» **Exercise**: Pictures stay out of this copy; please retype only the lines from the start of the records through the line with "const RIM = 'rgba(226,238,240,0.9)';".

» **Data extract**:
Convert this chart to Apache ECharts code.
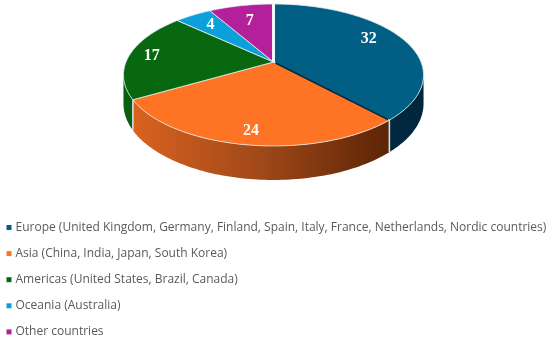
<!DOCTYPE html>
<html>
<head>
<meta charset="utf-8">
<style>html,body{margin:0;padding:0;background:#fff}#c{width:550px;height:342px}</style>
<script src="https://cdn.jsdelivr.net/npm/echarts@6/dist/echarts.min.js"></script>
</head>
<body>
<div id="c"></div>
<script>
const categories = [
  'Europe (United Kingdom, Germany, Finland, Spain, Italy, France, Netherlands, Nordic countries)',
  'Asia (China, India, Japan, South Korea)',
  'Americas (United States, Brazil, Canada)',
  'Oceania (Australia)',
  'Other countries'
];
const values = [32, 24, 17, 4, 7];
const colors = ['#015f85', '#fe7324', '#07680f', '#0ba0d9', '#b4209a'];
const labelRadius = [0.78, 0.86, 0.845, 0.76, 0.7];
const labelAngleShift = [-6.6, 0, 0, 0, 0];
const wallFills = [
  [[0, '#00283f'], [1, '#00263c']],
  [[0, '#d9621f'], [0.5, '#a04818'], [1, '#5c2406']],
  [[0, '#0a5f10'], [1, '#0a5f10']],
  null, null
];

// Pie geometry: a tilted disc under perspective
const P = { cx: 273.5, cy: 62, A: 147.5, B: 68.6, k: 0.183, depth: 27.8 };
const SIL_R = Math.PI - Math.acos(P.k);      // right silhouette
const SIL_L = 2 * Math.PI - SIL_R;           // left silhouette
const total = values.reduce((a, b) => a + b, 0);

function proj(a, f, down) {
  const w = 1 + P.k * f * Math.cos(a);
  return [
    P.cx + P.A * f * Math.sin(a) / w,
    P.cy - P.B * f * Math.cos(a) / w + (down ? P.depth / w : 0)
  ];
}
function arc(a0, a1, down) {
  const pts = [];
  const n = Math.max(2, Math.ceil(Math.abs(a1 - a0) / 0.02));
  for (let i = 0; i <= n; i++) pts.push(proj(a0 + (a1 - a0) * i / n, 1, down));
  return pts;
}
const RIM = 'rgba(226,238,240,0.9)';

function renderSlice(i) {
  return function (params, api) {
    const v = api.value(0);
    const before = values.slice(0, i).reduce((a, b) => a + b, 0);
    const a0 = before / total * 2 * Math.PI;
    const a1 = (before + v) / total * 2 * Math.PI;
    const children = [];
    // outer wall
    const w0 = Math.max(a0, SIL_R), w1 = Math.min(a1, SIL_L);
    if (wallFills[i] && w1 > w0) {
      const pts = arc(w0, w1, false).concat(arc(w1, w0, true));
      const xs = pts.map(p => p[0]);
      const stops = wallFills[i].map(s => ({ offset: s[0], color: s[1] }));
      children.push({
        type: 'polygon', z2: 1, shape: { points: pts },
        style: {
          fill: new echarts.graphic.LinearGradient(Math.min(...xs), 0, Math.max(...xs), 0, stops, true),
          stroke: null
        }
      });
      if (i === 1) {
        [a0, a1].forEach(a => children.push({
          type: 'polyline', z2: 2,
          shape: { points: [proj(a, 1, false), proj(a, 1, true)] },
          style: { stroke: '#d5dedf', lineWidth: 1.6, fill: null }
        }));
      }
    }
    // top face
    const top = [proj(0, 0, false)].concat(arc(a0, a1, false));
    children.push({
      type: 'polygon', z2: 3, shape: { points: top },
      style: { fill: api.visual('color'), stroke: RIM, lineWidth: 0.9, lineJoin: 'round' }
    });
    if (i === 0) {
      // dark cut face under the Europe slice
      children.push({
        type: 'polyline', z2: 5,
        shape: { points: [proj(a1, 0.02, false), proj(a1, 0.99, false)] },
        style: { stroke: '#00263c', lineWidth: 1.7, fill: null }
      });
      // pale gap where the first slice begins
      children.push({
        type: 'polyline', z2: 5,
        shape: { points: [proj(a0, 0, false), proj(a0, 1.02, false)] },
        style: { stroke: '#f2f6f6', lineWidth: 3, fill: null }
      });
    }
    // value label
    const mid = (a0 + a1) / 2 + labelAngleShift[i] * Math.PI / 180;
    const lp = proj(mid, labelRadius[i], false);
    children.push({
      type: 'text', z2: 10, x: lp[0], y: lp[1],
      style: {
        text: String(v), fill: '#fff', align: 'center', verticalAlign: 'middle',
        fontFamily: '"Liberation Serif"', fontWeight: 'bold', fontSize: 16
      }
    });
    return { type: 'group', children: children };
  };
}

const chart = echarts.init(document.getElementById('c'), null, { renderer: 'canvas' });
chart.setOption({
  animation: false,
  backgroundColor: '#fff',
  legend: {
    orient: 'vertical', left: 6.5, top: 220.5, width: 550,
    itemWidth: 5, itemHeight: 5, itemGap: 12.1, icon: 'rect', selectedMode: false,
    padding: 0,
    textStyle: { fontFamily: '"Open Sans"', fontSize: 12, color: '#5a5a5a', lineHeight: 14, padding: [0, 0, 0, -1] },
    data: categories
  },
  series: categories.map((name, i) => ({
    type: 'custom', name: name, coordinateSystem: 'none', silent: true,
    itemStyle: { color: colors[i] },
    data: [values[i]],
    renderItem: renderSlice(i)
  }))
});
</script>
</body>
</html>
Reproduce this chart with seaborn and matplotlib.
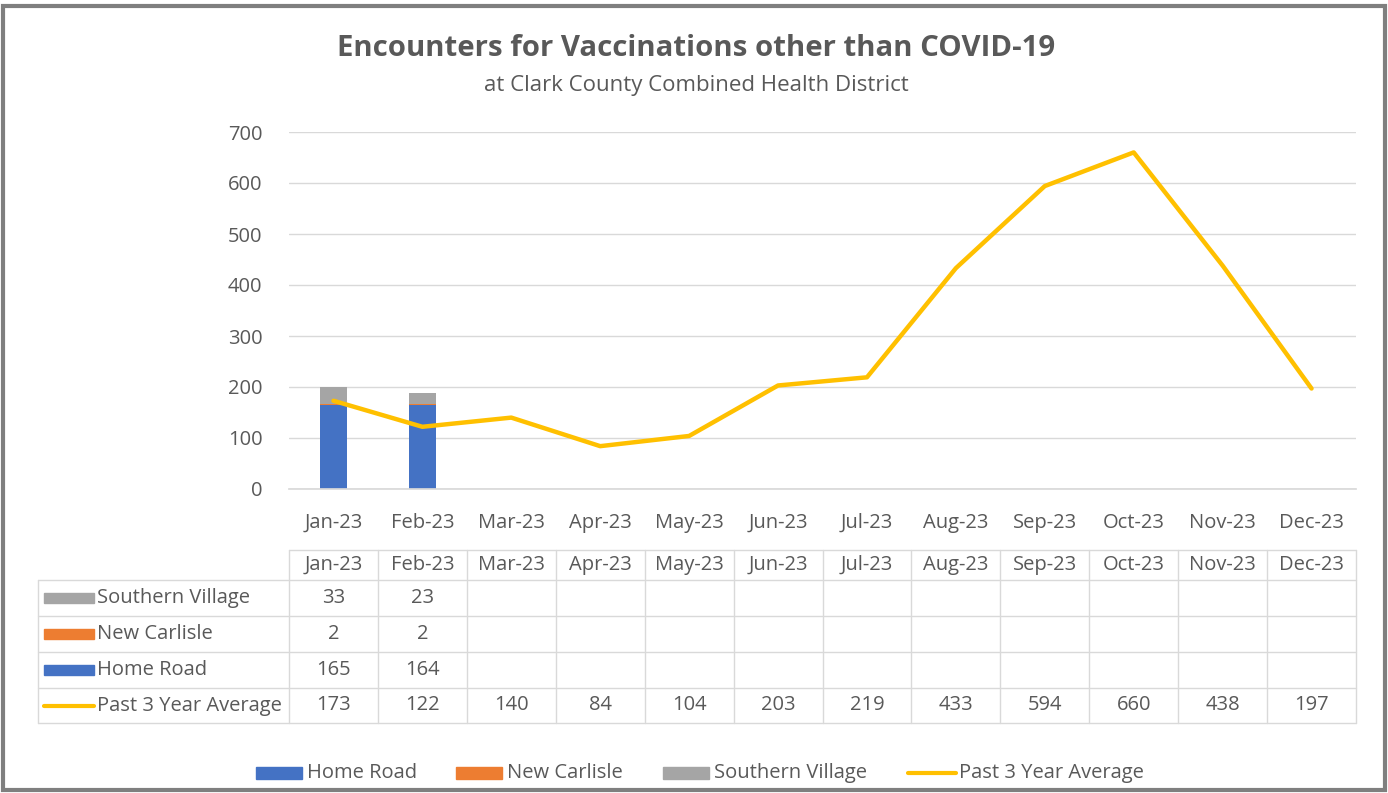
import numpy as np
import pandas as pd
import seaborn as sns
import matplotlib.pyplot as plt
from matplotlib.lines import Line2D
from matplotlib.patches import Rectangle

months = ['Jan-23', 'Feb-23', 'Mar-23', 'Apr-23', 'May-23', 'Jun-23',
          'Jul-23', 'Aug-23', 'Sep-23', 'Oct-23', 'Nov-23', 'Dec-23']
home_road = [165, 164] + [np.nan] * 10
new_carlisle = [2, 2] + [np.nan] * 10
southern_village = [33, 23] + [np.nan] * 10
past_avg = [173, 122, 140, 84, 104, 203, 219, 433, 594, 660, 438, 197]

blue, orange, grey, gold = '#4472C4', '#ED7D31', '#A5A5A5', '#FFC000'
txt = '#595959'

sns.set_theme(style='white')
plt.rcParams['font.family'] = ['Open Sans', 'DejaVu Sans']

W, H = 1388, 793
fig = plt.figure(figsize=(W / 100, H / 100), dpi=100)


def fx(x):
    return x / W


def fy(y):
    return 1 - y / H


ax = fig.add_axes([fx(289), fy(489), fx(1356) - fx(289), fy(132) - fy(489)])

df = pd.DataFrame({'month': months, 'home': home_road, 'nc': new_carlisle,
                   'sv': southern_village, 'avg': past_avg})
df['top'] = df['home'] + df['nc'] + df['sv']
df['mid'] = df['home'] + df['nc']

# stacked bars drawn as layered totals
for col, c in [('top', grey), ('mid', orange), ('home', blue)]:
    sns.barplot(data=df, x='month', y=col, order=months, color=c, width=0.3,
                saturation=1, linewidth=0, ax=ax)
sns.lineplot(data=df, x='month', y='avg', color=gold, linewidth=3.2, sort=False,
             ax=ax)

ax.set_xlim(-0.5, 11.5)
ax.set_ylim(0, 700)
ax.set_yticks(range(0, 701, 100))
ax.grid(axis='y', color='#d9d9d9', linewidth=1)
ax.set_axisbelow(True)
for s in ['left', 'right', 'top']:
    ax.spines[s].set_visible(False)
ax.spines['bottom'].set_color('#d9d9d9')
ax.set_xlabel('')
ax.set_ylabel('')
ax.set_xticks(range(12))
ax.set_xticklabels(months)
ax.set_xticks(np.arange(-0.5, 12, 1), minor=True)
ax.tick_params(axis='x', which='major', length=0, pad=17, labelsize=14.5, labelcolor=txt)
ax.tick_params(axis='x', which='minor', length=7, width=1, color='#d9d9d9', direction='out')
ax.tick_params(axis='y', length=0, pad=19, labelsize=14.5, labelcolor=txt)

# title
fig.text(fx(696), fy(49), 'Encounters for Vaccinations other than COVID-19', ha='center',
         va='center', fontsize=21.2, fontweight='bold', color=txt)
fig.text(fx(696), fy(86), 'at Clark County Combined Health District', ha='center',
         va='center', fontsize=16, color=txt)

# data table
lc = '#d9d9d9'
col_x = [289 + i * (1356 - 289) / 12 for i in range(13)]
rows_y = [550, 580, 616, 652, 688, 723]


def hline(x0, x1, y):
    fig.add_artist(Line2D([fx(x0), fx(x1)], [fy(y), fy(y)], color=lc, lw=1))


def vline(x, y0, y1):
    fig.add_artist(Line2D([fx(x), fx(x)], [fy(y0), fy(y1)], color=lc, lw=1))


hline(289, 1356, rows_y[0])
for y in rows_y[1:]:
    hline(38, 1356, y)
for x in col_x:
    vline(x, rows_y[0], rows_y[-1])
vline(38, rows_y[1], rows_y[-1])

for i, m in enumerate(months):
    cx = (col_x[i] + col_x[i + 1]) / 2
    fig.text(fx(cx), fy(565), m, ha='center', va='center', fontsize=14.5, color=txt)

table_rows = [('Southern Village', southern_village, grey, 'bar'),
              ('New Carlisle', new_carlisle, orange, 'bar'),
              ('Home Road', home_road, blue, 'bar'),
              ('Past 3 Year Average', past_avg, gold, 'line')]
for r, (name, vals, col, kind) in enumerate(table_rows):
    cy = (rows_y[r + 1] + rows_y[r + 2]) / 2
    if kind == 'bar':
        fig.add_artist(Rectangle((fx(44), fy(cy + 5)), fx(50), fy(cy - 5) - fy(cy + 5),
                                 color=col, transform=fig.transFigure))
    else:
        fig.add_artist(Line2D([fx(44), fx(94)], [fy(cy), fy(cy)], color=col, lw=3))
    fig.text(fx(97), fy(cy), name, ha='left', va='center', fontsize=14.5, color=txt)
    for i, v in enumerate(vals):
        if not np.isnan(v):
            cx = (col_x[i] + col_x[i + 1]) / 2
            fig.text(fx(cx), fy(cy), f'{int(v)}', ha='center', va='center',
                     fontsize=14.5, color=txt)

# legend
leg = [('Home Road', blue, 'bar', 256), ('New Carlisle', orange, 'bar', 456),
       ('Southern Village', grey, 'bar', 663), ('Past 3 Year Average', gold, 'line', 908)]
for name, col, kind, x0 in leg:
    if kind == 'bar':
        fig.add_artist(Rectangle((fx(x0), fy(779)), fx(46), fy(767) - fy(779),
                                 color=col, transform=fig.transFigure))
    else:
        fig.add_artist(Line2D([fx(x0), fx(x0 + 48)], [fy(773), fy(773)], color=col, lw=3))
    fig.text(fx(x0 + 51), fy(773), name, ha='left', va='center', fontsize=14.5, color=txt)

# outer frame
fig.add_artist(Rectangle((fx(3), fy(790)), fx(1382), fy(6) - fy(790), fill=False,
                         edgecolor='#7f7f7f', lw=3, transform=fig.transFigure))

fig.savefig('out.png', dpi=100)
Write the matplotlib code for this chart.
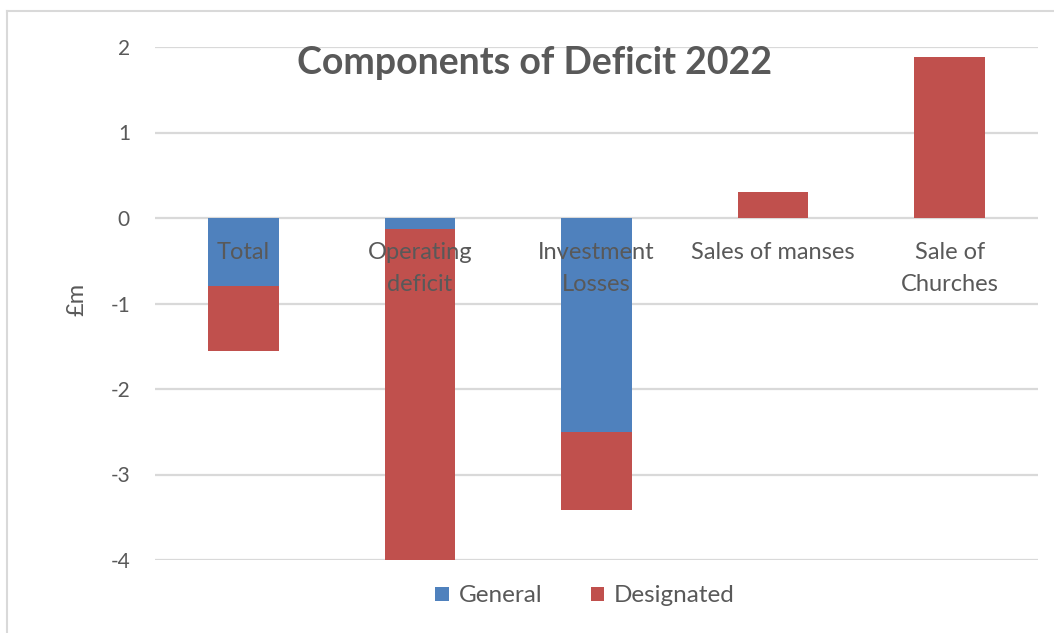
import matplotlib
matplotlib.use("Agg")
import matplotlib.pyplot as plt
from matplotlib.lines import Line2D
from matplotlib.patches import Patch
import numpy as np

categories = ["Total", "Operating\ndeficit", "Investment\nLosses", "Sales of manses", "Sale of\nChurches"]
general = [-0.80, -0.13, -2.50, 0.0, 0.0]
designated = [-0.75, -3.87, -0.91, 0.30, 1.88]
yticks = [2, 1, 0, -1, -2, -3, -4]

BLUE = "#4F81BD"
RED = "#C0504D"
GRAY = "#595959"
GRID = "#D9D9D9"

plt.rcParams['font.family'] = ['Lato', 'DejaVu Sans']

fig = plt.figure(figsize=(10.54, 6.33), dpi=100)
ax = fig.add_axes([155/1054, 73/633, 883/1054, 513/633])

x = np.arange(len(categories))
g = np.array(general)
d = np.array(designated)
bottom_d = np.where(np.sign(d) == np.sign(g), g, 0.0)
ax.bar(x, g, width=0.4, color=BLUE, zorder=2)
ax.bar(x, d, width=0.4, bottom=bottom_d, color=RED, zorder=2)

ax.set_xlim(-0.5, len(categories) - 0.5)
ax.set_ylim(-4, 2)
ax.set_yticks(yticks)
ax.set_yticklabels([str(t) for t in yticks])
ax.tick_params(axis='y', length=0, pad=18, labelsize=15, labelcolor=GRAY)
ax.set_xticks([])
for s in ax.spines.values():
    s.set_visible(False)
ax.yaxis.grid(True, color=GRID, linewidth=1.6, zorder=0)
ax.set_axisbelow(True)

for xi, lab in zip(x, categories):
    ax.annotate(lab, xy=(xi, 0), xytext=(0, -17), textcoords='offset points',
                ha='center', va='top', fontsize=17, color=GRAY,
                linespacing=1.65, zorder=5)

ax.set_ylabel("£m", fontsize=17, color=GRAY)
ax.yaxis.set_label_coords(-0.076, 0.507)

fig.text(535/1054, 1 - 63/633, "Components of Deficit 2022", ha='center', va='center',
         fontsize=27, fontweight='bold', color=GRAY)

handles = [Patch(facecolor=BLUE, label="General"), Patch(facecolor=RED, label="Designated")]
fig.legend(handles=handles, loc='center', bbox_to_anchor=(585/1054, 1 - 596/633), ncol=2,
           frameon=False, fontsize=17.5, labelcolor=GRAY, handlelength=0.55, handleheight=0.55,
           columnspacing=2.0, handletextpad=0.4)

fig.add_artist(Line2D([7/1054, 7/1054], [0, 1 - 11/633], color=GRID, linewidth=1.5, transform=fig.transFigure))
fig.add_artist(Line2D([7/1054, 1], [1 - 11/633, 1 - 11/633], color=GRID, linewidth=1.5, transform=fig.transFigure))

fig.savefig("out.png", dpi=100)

» **Answer**:
Convert this chart to Apache ECharts code.
<!DOCTYPE html>
<html>
<head>
<meta charset="utf-8">
<style>html,body{margin:0;padding:0;background:#fff}#c{width:550px;height:342px}</style>
<script src="https://cdn.jsdelivr.net/npm/echarts@6/dist/echarts.min.js"></script>
</head>
<body>
<div id="c"></div>
<script>
const categories = [
  'Europe (United Kingdom, Germany, Finland, Spain, Italy, France, Netherlands, Nordic countries)',
  'Asia (China, India, Japan, South Korea)',
  'Americas (United States, Brazil, Canada)',
  'Oceania (Australia)',
  'Other countries'
];
const values = [32, 24, 17, 4, 7];
const colors = ['#015f85', '#fe7324', '#07680f', '#0ba0d9', '#b4209a'];
const labelRadius = [0.78, 0.86, 0.845, 0.76, 0.7];
const labelAngleShift = [-6.6, 0, 0, 0, 0];
const wallFills = [
  [[0, '#00283f'], [1, '#00263c']],
  [[0, '#d9621f'], [0.5, '#a04818'], [1, '#5c2406']],
  [[0, '#0a5f10'], [1, '#0a5f10']],
  null, null
];

// Pie geometry: a tilted disc under perspective
const P = { cx: 273.5, cy: 62, A: 147.5, B: 68.6, k: 0.183, depth: 27.8 };
const SIL_R = Math.PI - Math.acos(P.k);      // right silhouette
const SIL_L = 2 * Math.PI - SIL_R;           // left silhouette
const total = values.reduce((a, b) => a + b, 0);

function proj(a, f, down) {
  const w = 1 + P.k * f * Math.cos(a);
  return [
    P.cx + P.A * f * Math.sin(a) / w,
    P.cy - P.B * f * Math.cos(a) / w + (down ? P.depth / w : 0)
  ];
}
function arc(a0, a1, down) {
  const pts = [];
  const n = Math.max(2, Math.ceil(Math.abs(a1 - a0) / 0.02));
  for (let i = 0; i <= n; i++) pts.push(proj(a0 + (a1 - a0) * i / n, 1, down));
  return pts;
}
const RIM = 'rgba(226,238,240,0.9)';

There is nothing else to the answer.